** START Given information **
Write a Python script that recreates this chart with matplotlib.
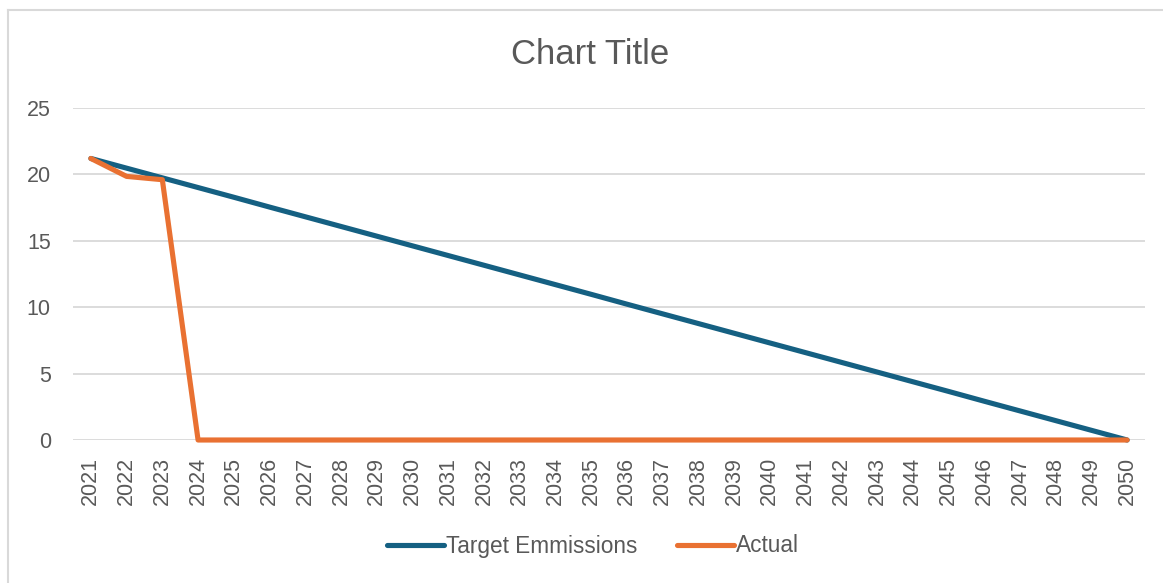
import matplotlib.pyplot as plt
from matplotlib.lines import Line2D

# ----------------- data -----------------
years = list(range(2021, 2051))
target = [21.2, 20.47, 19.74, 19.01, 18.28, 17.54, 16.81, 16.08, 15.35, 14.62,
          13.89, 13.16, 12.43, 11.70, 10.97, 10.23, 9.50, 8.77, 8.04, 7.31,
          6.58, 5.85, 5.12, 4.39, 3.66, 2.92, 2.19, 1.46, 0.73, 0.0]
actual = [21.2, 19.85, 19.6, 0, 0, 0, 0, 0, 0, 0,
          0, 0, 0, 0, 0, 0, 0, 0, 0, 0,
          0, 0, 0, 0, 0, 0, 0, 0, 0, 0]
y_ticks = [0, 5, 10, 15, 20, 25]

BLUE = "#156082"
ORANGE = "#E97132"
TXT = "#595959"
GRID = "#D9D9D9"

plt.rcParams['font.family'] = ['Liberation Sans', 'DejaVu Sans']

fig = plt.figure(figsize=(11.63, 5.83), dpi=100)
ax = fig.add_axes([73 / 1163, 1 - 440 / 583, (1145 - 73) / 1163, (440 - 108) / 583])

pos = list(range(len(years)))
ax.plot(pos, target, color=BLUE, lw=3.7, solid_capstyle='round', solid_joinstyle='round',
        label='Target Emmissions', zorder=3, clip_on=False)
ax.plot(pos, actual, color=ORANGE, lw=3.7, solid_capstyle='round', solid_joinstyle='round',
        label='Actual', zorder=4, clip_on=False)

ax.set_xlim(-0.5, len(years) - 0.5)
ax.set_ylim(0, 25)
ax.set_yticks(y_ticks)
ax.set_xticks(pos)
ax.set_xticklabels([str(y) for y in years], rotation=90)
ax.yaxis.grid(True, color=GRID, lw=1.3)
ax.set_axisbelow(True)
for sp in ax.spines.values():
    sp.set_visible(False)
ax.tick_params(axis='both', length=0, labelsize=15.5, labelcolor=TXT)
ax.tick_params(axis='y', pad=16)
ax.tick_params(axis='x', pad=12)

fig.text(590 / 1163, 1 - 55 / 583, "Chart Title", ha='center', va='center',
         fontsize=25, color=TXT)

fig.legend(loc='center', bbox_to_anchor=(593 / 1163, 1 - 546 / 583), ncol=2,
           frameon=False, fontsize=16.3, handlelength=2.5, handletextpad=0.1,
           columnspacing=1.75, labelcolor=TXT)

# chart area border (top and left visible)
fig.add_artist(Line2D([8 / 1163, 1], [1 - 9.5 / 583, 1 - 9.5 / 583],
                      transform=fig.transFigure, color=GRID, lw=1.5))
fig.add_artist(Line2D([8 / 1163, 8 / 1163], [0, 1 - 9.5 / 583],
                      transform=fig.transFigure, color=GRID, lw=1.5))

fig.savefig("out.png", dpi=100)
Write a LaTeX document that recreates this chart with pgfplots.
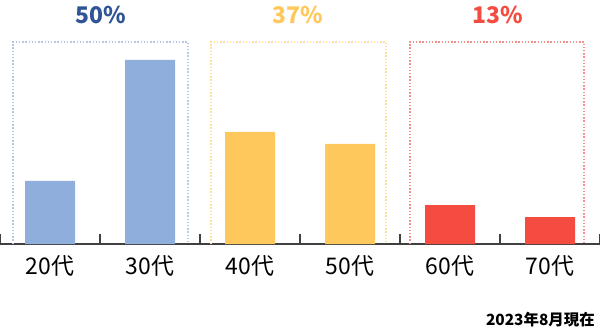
** END Given information **
- **Request**
Copy out every line in the entries above that holds "Write".

- **Written solution**
Write a Python script that recreates this chart with matplotlib.
Write a LaTeX document that recreates this chart with pgfplots.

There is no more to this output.